The National Agency for Food and Drug Administration and Control (NAFDAC) says it is collaborating with Medical Science University (UniMed), Ondo State, to boost research.



This is according to a statement by NAFDAC resident media consultant, Mr Olusayo Akintola, and issued to newsmen on Wednesday in Abuja.

The statement disclosed that the collaboration between the two institutions would formally commit them to work closely in the areas of training, capacity building, applied research and community-based projects.
According to the statement, NAFDAC Director-General, Prof. Mojisola Adeyeye, made this position known at the official signing ceremony of the Memorandum of Understanding between the two organisations in Lagos on Tuesday.
The statement quoted Adeyeye as saying that the two institutions would be collaborating in the areas of scientific research, such as conducting and promoting mycotoxin research.
She added that the two institutions would be collaborating in technology transfer in the area of quality control and assurance, risk assessment and management in food systems.
She added that the partnership would also seek for grants to fund collaborative Research and Development (R&D) on mycotoxin research, food safety and other related interdisciplinary research.
The NAFDAC boss further explained ‘’It’s a significant effort that we are trying to strengthen our cooperation and collaboration, especially at this time where health and safe food have become important to the citizens of this nation.
Adeyeye expressed worry that people die prematurely as a result of eating moulds in food, adding that they eat food with phallotoxin or mallotoxin or whatever toxin.
She noted that many people were hypersensitive, stressing that Nigerians are so fast in attributing such deaths to witches in the village.
According to the NAFDAC D-G, such deaths are sometimes from the food we eat, and substandard and falsified medicines.
She advised people to guide against such.
She explained that she lost her brother on Sept. 1, 2021, to the intake of such unwholesome medicines, adding that he had complained that he took some antimalarial medicines about a year before his death which incapacitated him.
Adeyeye lamented that people were fond of buying medicines from patent dealers and corner drug stores or hawkers without prescriptions.
“How many people have gone that way? That is why I take what we are doing seriously, to safeguard the health of our people. It is about food safety.
“It is about medicines that do what; quality, safety, and efficacy. A country that puts emphasis on science is a country that has a future,” she stressed.
Adeyeye explained that NAFDAC places a great premium on deepening the use of science in the regulatory processes and self-development of its officers.
She said that the agency was also a firm believer in collaborative applied research efforts with tertiary institutions.
The D-G disclosed that such research and studies are accentuated on projects and programmes leading to improvement in methodologies, and the development of robust regulatory policies.
According to her, such research also helps consumer and health products development, data generation and deployment.
Speaking in the same vein, the Vice-Chancellor of UniMed, Prof. Adesegun Fatusi, explained the significance of collaborative partnerships in the university system.

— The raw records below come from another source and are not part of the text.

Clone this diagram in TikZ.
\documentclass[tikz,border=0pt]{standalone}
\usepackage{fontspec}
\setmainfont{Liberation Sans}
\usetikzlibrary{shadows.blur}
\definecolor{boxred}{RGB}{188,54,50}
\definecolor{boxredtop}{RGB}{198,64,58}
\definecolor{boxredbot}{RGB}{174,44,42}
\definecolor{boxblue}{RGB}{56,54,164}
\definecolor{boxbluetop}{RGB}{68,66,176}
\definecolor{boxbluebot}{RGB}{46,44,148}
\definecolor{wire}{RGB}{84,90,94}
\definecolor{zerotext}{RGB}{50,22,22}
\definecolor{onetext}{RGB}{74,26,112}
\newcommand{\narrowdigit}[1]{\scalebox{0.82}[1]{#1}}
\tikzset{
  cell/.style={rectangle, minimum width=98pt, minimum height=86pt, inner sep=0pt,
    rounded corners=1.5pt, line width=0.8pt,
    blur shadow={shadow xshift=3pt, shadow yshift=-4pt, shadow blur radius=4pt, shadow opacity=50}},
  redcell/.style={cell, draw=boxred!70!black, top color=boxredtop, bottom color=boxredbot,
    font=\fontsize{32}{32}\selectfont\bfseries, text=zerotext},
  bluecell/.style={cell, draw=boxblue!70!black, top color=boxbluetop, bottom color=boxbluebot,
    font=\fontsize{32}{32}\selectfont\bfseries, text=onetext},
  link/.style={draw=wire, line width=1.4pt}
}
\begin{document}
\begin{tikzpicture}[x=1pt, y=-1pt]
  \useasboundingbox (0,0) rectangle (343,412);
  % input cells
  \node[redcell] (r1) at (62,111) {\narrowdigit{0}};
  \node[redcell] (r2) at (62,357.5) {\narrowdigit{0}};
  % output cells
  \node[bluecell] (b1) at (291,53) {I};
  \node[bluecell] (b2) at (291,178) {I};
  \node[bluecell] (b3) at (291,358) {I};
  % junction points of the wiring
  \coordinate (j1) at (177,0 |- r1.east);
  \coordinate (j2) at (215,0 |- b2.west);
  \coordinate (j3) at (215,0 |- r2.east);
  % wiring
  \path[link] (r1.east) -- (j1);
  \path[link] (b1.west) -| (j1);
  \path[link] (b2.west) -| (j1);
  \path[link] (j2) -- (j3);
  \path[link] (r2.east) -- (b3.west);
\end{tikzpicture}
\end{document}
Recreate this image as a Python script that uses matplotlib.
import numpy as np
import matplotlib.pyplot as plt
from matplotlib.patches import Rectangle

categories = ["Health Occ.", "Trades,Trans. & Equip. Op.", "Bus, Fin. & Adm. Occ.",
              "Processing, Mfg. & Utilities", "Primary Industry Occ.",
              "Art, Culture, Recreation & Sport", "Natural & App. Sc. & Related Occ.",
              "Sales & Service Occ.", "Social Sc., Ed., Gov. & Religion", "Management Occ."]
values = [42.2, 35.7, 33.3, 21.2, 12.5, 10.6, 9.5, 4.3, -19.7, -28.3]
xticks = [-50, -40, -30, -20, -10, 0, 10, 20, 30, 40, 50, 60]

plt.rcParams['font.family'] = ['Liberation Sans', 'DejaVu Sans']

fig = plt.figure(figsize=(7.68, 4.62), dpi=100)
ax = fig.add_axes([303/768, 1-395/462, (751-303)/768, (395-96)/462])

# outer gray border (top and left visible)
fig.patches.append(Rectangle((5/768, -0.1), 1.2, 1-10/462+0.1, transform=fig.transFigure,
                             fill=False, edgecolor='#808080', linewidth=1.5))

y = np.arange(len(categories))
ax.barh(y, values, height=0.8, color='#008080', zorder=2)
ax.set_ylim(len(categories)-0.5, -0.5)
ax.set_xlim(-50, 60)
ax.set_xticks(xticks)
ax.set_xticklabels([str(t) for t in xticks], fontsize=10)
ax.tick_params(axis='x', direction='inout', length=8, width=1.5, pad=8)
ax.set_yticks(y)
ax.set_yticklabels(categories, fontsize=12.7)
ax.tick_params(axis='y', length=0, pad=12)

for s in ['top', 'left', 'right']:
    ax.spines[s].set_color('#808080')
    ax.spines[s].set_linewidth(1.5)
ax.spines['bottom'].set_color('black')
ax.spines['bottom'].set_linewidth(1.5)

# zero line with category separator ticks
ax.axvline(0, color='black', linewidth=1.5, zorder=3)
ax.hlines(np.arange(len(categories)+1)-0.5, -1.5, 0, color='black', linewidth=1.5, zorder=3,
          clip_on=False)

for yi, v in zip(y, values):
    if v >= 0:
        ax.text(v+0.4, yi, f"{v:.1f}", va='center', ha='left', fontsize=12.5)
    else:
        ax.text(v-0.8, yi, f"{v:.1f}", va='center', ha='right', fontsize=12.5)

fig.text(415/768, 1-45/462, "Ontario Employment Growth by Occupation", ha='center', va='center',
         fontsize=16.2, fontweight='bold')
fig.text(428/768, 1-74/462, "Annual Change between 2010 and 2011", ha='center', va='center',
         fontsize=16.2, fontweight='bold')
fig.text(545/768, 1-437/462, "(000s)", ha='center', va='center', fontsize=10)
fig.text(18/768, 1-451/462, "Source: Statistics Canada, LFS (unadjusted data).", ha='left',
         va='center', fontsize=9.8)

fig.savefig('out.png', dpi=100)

He said that the institution needs partnerships with other organizations, Federal agencies, and private agencies’’.
He disclosed that the UniMed faculty of pharmacy is supported by Olu Akinkugbe Pharms Education Trust established by the 93-year-old Prof Akin Akinkugbe.
According to Fatusi, Akinkugbe is the nation’s oldest living pharmacist and national president of the Pharmaceutical Society of Nigeria.
He said that the institution was ready to channel a new pathway and to close the gaps that exist today in Nigeria's health and medical system, adding that UniMed is one of the best places to invest in.
According to him, the University has a record of never being disrupted in its academic activities as neither the COVID-19 Pandemic nor the national ASUU strike has ever affected it.
‘’We run an undisrupted academic calendar. Eight years going, no disruption.”
Fatusi, however, urged NAFDAC personnel to come and study at the medical university, adding that he would also be very glad to have experts in the agency to teach with the institution from the comfort of their offices using the various techniques.
‘’There’s a lot of knowledge inbuilt into an organization like NAFDAC. We must find out the opportunity to raise a new generation of people who are not based on theory but understand the intricacies of the country, and to strengthen the academic programme.
’’We have research, pharmacy, mycotoxin and food safety, microbiology and several units that we can work with.
“We have a Centre for herbal medicine, and drug discovery’’.